Sunday, June 3, 2012

Homesickness


Sometimes when I’m alone in the serenity of my beloved beach house, I get to thinking about the choices I’ve made in my life. With few exceptions, everything I have undertaken, whether successful or not, has brought me closer to the ideals I’ve sought for myself since childhood. In speaking about the unusual paths I’ve followed since finishing high school in 1984, I say: ‘Had I not gone to Belgium, I wouldn’t be in Sydney today’. Those who know me well understand my shorthand manner of expressing how I got from there to here.
Occasionally, in those solitary moments of reflection, I flick through the pages of my life and pause on those spikes of excitement that make me realise what I chose at that time was right for me. Those are the moments that I feel homesick.

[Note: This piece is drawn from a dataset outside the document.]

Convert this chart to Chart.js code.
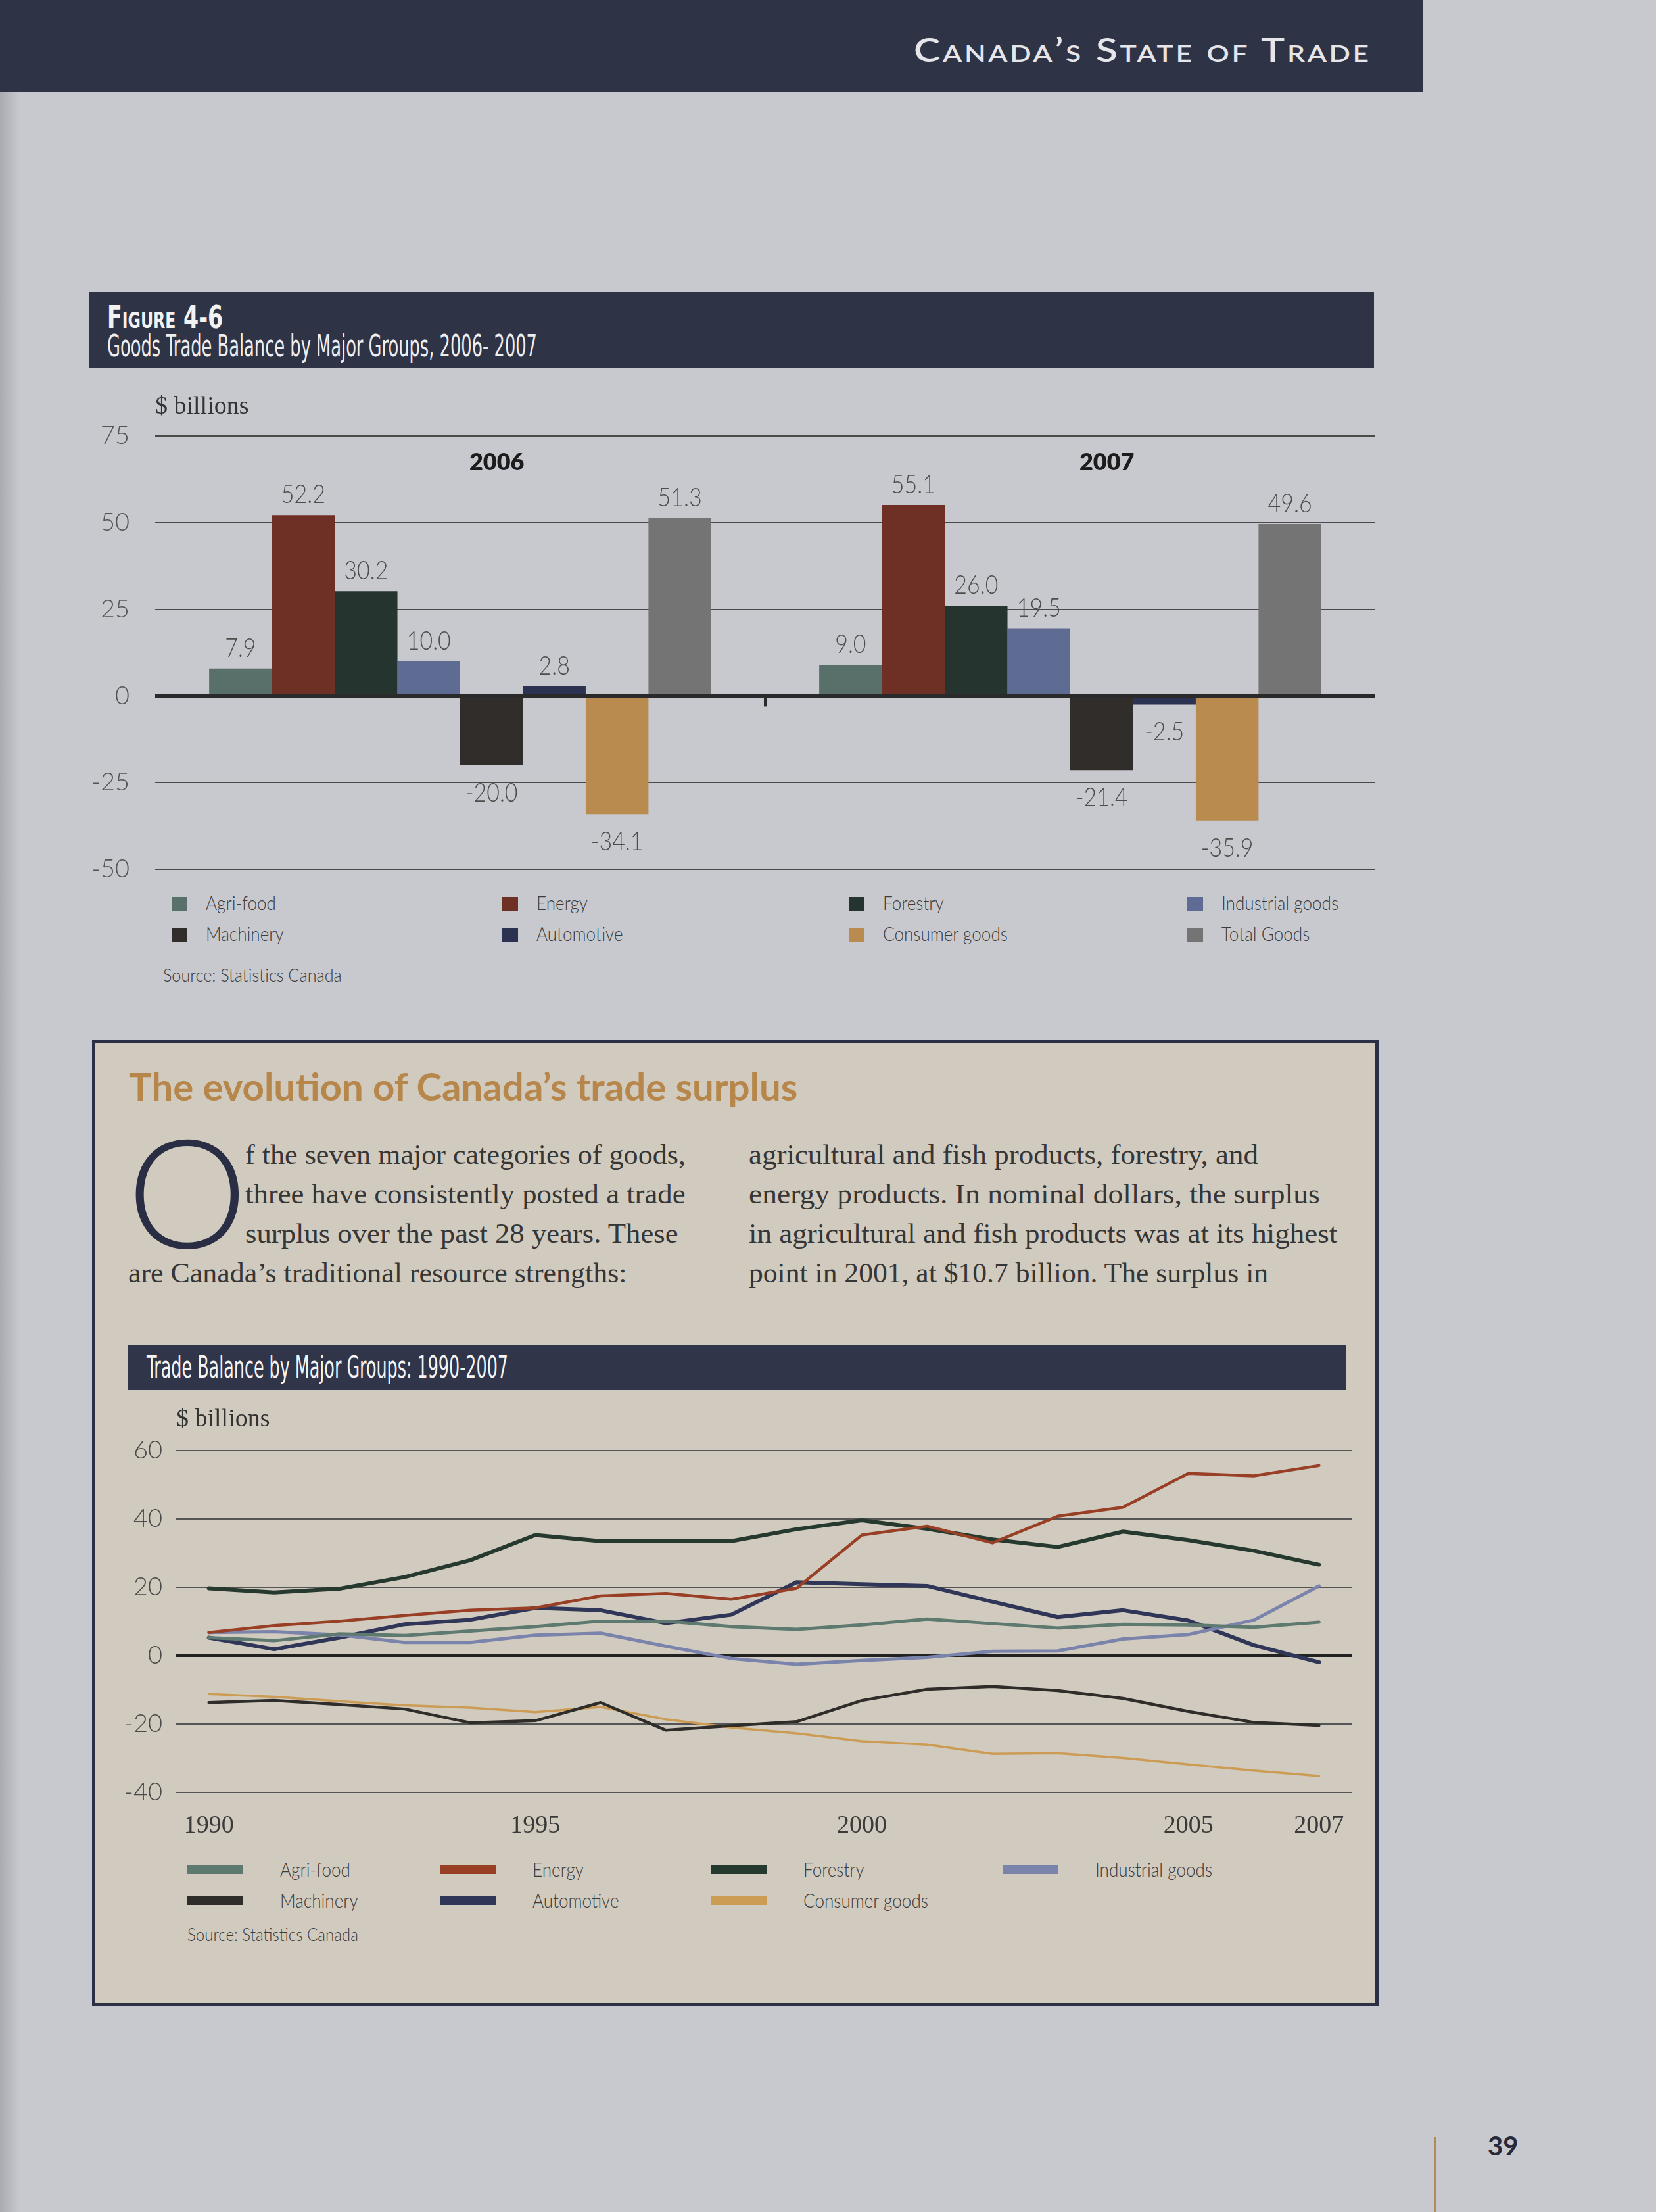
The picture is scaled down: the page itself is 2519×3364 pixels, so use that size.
<!DOCTYPE html>
<html><head><meta charset="utf-8">
<script src="https://cdn.jsdelivr.net/npm/chart.js@4.4.1/dist/chart.umd.min.js"></script>
<style>
html,body{margin:0;padding:0}
body{width:2519px;height:3364px;position:relative;overflow:hidden;background:#c8c9ce;}
.abs{position:absolute}
.t{position:absolute;white-space:nowrap;line-height:1;transform-origin:0 0}
</style></head><body>
<div class="abs" style="left:0;top:0;width:30px;height:3364px;background:linear-gradient(90deg,#a9abb1,#c8c9ce)"></div>
<div class="abs" style="left:0;top:0;width:2165px;height:140px;background:#2f3346"></div>
<div class="abs" style="left:135px;top:444px;width:1955px;height:116px;background:#2f3346"></div>
<div class="abs" style="left:140px;top:1581px;width:1957px;height:1470px;background:#d1cabe;border:5px solid #2c3046;box-sizing:border-box"></div>
<div class="abs" style="left:195px;top:2045px;width:1852px;height:69px;background:#30354a"></div>
<div class="abs" style="left:2181px;top:3250px;width:4px;height:114px;background:#b08a58"></div>
<canvas id="bar" class="abs" width="2060" height="720" style="left:60px;top:630px;width:2060px;height:720px"></canvas>
<canvas id="line" class="abs" width="1950" height="640" style="left:150px;top:2170px;width:1950px;height:640px"></canvas>
<script>
// ---------- DATA ----------
const barCategories = ['2006', '2007'];
const barSeriesNames = ['Agri-food', 'Energy', 'Forestry', 'Industrial goods', 'Machinery', 'Automotive', 'Consumer goods', 'Total Goods'];
const barAgriFood   = [7.9, 9.0];
const barEnergy     = [52.2, 55.1];
const barForestry   = [30.2, 26.0];
const barIndustrial = [10.0, 19.5];
const barMachinery  = [-20.0, -21.4];
const barAutomotive = [2.8, -2.5];
const barConsumer   = [-34.1, -35.9];
const barTotal      = [51.3, 49.6];
const barYTicks = [75, 50, 25, 0, -25, -50];

const years = [1990, 1991, 1992, 1993, 1994, 1995, 1996, 1997, 1998, 1999, 2000, 2001, 2002, 2003, 2004, 2005, 2006, 2007];
const lineSeriesNames = ['Agri-food', 'Energy', 'Forestry', 'Industrial goods', 'Machinery', 'Automotive', 'Consumer goods'];
const lineAgriFood   = [5.3, 4.4, 6.4, 5.9, 7.2, 8.5, 10.1, 10.1, 8.5, 7.7, 9.0, 10.7, 9.4, 8.1, 9.2, 9.0, 8.3, 9.8];
const lineEnergy     = [6.8, 8.8, 10.1, 11.8, 13.3, 14.0, 17.5, 18.2, 16.5, 19.7, 35.3, 37.9, 33.0, 40.8, 43.4, 53.3, 52.6, 55.6];
const lineForestry   = [19.7, 18.5, 19.6, 23.0, 27.9, 35.3, 33.5, 33.5, 33.5, 37.0, 39.6, 37.1, 34.0, 31.8, 36.3, 33.8, 30.7, 26.6];
const lineIndustrial = [6.8, 7.0, 6.1, 3.9, 3.9, 6.0, 6.6, 2.8, -0.8, -2.5, -1.4, -0.5, 1.3, 1.4, 4.9, 6.2, 10.4, 20.4];
const lineMachinery  = [-13.7, -13.1, -14.3, -15.6, -19.6, -19.0, -13.7, -21.8, -20.5, -19.3, -13.1, -9.8, -9.0, -10.2, -12.5, -16.3, -19.5, -20.4];
const lineAutomotive = [5.3, 1.9, 5.3, 9.2, 10.5, 14.0, 13.3, 9.5, 12.0, 21.5, 20.9, 20.4, 15.8, 11.3, 13.3, 10.3, 3.1, -1.9];
const lineConsumer   = [-11.2, -12.0, -13.3, -14.5, -15.2, -16.5, -15.0, -18.6, -21.0, -22.7, -25.0, -26.0, -28.7, -28.5, -29.9, -31.8, -33.6, -35.2];
const lineYTicks = [60, 40, 20, 0, -20, -40];
const lineXTicks = [1990, 1995, 2000, 2005, 2007];

// ---------- STYLE ----------
const barColors = ['#587069', '#6e2f24', '#26342f', '#5e6c93', '#312d2b', '#2c3352', '#b98b4e', '#747474'];
const lineColors = ['#5e7a70', '#983f25', '#26392f', '#7a83ab', '#2f2d2a', '#2f3658', '#cc9c55'];
const lineWidths = [5, 4.5, 6, 5, 4.5, 6, 3.5];

// ---------- TEXT HELPER ----------
function addText(str, x, baseline, font, color, fitW, opts) {
  opts = opts || {};
  const d = document.createElement('div');
  d.className = 't';
  d.style.font = font;
  d.style.color = color;
  if (opts.css) Object.assign(d.style, opts.css);
  d.appendChild(document.createTextNode(str));
  const m = document.createElement('span');
  m.style.cssText = 'display:inline-block;width:0;height:0;vertical-align:baseline';
  d.appendChild(m);
  document.body.appendChild(d);
  const bOff = m.offsetTop;
  const w = d.offsetWidth;
  let s = 1;
  if (fitW) s = fitW / w; else if (opts.scale) s = opts.scale;
  d.style.transform = 'scaleX(' + s + ')';
  const left = opts.alignRight ? x - w * s : x;
  d.style.left = left + 'px';
  d.style.top = (baseline - bOff) + 'px';
  return d;
}
function box(x, y, w, h, color) {
  const d = document.createElement('div');
  d.className = 'abs';
  d.style.cssText += `left:${x}px;top:${y}px;width:${w}px;height:${h}px;background:${color}`;
  document.body.appendChild(d);
}
function noPad(s) { s.paddingTop = 0; s.paddingBottom = 0; s.paddingLeft = 0; s.paddingRight = 0; }

// ---------- PAGE TEXTS ----------
const narrow = '"Liberation Sans Narrow", "DejaVu Sans Condensed", sans-serif';
addText('Canada\u2019s State of Trade', 2086, 94, '600 50px Lato', '#e6e6ea', 696, {alignRight: true, css: {fontVariant: 'small-caps', letterSpacing: '3px'}});
addText('Figure 4-6', 163, 499, 'bold 48px ' + narrow, '#f2f2f2', 176, {css: {fontVariant: 'small-caps'}});
addText('Goods Trade Balance by Major Groups, 2006- 2007', 163, 542, '46px ' + narrow, '#eeeeee', 654);
addText('$ billions', 236, 629, '38px "Liberation Serif", serif', '#333', null);
addText('Source: Statistics Canada', 248, 1493, '300 28px Lato', '#3c3c3c', 272);

addText('The evolution of Canada\u2019s trade surplus', 196, 1674, 'bold 58px Lato', '#b6864a', 1017);
addText('O', 193, 1898, '300 232px Lato', '#2a2e44', null);
const bodyFont = '42px "Liberation Serif", serif';
const bodyCol = '#363636';
addText('f the seven major categories of goods,', 373, 1770, bodyFont, bodyCol, 670);
addText('three have consistently posted a trade', 373, 1830, bodyFont, bodyCol, 670);
addText('surplus over the past 28 years. These', 373, 1890, bodyFont, bodyCol, 659);
addText('are Canada\u2019s traditional resource strengths:', 195, 1950, bodyFont, bodyCol, 758);
addText('agricultural and fish products, forestry, and', 1139, 1770, bodyFont, bodyCol, 775);
addText('energy products. In nominal dollars, the surplus', 1139, 1830, bodyFont, bodyCol, 869);
addText('in agricultural and fish products was at its highest', 1139, 1890, bodyFont, bodyCol, 895);
addText('point in 2001, at $10.7 billion. The surplus in', 1139, 1950, bodyFont, bodyCol, 790);

addText('Trade Balance by Major Groups: 1990-2007', 223, 2095, '46px ' + narrow, '#f4f4f4', 550);
addText('$ billions', 268, 2169, '38px "Liberation Serif", serif', '#333', null);
addText('Source: Statistics Canada', 285, 2952, '300 28px Lato', '#3c3c3c', 260);
addText('39', 2263, 3278, 'bold 40px Lato', '#262a38', null);

// ---------- BAR CHART ----------
const barValues = [barAgriFood, barEnergy, barForestry, barIndustrial, barMachinery, barAutomotive, barConsumer, barTotal];

const barDecor = {
  id: 'barDecor',
  afterDatasetsDraw(chart) {
    const ctx = chart.ctx;
    const ys = chart.scales.y, xs = chart.scales.x;
    const y0 = ys.getPixelForValue(0);
    ctx.save();
    ctx.strokeStyle = '#2a2a2a';
    ctx.lineWidth = 5;
    ctx.beginPath(); ctx.moveTo(chart.chartArea.left, y0); ctx.lineTo(chart.chartArea.right, y0); ctx.stroke();
    const xm = (xs.getPixelForValue(0) + xs.getPixelForValue(1)) / 2;
    ctx.lineWidth = 4;
    ctx.beginPath(); ctx.moveTo(xm, y0); ctx.lineTo(xm, y0 + 16); ctx.stroke();
    ctx.fillStyle = '#4d4d4d';
    ctx.font = '300 40px Lato';
    ctx.textAlign = 'center';
    chart.data.datasets.forEach((ds, i) => {
      chart.getDatasetMeta(i).data.forEach((el, j) => {
        const v = ds.data[j];
        ctx.save();
        if (v >= 0) { ctx.textBaseline = 'alphabetic'; ctx.translate(el.x, el.y - 18); }
        else { ctx.textBaseline = 'top'; ctx.translate(el.x, el.y + 22); }
        ctx.scale(0.85, 1);
        ctx.fillText(v.toFixed(1), 0, 0);
        ctx.restore();
      });
    });
    ctx.font = '800 36px Lato';
    ctx.fillStyle = '#1c1c1c';
    ctx.textBaseline = 'alphabetic';
    const m = chart.getDatasetMeta(4).data;
    chart.data.labels.forEach((lab, j) => {
      ctx.fillText(lab, m[j].x + 8, ys.getPixelForValue(ys.max) + 52);
    });
    ctx.restore();
  }
};

const barChart = new Chart(document.getElementById('bar'), {
  type: 'bar',
  data: {
    labels: barCategories,
    datasets: barSeriesNames.map((n, i) => ({
      label: n, data: barValues[i], backgroundColor: barColors[i], borderWidth: 0,
      categoryPercentage: 0.823, barPercentage: 1
    }))
  },
  options: {
    responsive: false, animation: false, devicePixelRatio: 1,
    layout: {padding: {top: 33, right: 28, bottom: 28, left: 0}},
    plugins: {legend: {display: false}, tooltip: {enabled: false}},
    scales: {
      x: {display: false, offset: true},
      y: {
        min: -50, max: 75,
        afterBuildTicks: s => { s.ticks = barYTicks.map(v => ({value: v})); },
        afterFit: s => { s.width = 176; noPad(s); },
        border: {display: false},
        grid: {color: '#4a4a4a', lineWidth: 2, drawTicks: false},
        ticks: {padding: 39, color: '#555', font: {family: 'Lato', weight: 300, size: 38, lineHeight: 0.05}}
      }
    }
  },
  plugins: [barDecor]
});

// bar legend (from chart datasets)
const barLegCols = [261, 764, 1291, 1806];
const barLegRows = [1384, 1431];
barChart.data.datasets.forEach((ds, i) => {
  const c = i % 4, r = Math.floor(i / 4);
  box(barLegCols[c], barLegRows[r] - 20, 24, 21, ds.backgroundColor);
  addText(ds.label, barLegCols[c] + 52, barLegRows[r], '300 30px Lato', '#3c3c3c', null, {scale: 0.87});
});

// ---------- LINE CHART ----------
const lineValues = [lineAgriFood, lineEnergy, lineForestry, lineIndustrial, lineMachinery, lineAutomotive, lineConsumer];
const lineChart = new Chart(document.getElementById('line'), {
  type: 'line',
  data: {
    datasets: lineSeriesNames.map((n, i) => ({
      label: n,
      data: years.map((yr, j) => ({x: yr, y: lineValues[i][j]})),
      borderColor: lineColors[i], backgroundColor: lineColors[i], borderWidth: lineWidths[i],
      pointRadius: 0, tension: 0, fill: false, borderJoinStyle: 'round', borderCapStyle: 'round'
    }))
  },
  options: {
    responsive: false, animation: false, devicePixelRatio: 1,
    layout: {padding: {top: 36, right: 44, bottom: 0, left: 0}},
    plugins: {legend: {display: false}, tooltip: {enabled: false}},
    scales: {
      x: {
        type: 'linear', min: 1989.5, max: 2007.5,
        afterBuildTicks: s => { s.ticks = lineXTicks.map(v => ({value: v})); },
        afterFit: s => { s.height = 84; noPad(s); },
        border: {display: false},
        grid: {display: false, drawTicks: false},
        ticks: {padding: 28, color: '#3a3a3a', font: {family: 'Liberation Serif', size: 38}, callback: v => String(v), maxRotation: 0, autoSkip: false}
      },
      y: {
        min: -40, max: 60,
        afterBuildTicks: s => { s.ticks = lineYTicks.map(v => ({value: v})); },
        afterFit: s => { s.width = 118; noPad(s); },
        border: {display: false},
        grid: {color: c => c.tick.value === 0 ? '#222' : '#555', lineWidth: c => c.tick.value === 0 ? 4 : 2, drawTicks: false},
        ticks: {padding: 21, color: '#4a4a4a', font: {family: 'Lato', weight: 300, size: 38, lineHeight: 0.05}}
      }
    }
  }
});

// line legend (from chart datasets)
const lineLegCols = [285, 669, 1081, 1525];
const lineLegRows = [2854, 2901];
lineChart.data.datasets.forEach((ds, i) => {
  const c = i % 4, r = Math.floor(i / 4);
  box(lineLegCols[c], lineLegRows[r] - 18, 85, 14, ds.borderColor);
  addText(ds.label, lineLegCols[c] + 141, lineLegRows[r], '300 30px Lato', '#3c3c3c', null, {scale: 0.87});
});
</script>
</body></html>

To many, homesickness refers to that state of longing for the place one felt most comfortable and happy. Perhaps it’s one’s hometown one hasn’t visited in many years. Perhaps it’s the seaside village where one met one’s first love during the summer in between school years. Perhaps it’s even a person one loved most who always provided a sense of comfort that one could call home.
Homesickness also implies a sadness in the place one finds oneself now, where the friends aren’t as easy to come by or the city doesn’t provide the options one would like. For me, however, homesickness is not a lament or even a longing. It’s an affirmation that I have lived my life to the fullest so far. It’s also a recognition that the people and places I have left behind have marked me in immeasurable ways.
When I think of Milwaukee, the city of my birth, I feel homesick for the house I grew up in and the many good years I had there as a child. It’s the high school where I came of age and the old friends who still live there. It is also the place I knew I would leave someday, for even as a child, the city proved too provincial for my own ambitions.
As for Québec City, I feel homesick for the adventurous spirit I encountered in the people I knew there. I feel an honour in having mastered their unique brand of French - reviled by some but absolutely cherished by me. When I want a reminder of the young man I was as a university student, I put on a playlist of my favourite Québécois songs and again I am there, trudging through the snowy, sludgy streets of the city.
And then there’s Phoenix, that hot, dry and sprawling place where I found my first real love. He is still there, of course, soldiering on with his life just as I am in my current home. To me Randy is Phoenix, so all I need to do to feel that homesickness for my old desert paradise is to think of the great things we did together. Yes, it can even put a lump in my throat, but a lump of fondness, not regret.
Today, when people ask me if I miss home, I say yes, of course I do. Then I describe the exhilaration of flying back into Sydney and seeing the Opera House from above. All my new memories come rushing back to me and I smile to myself. I am home.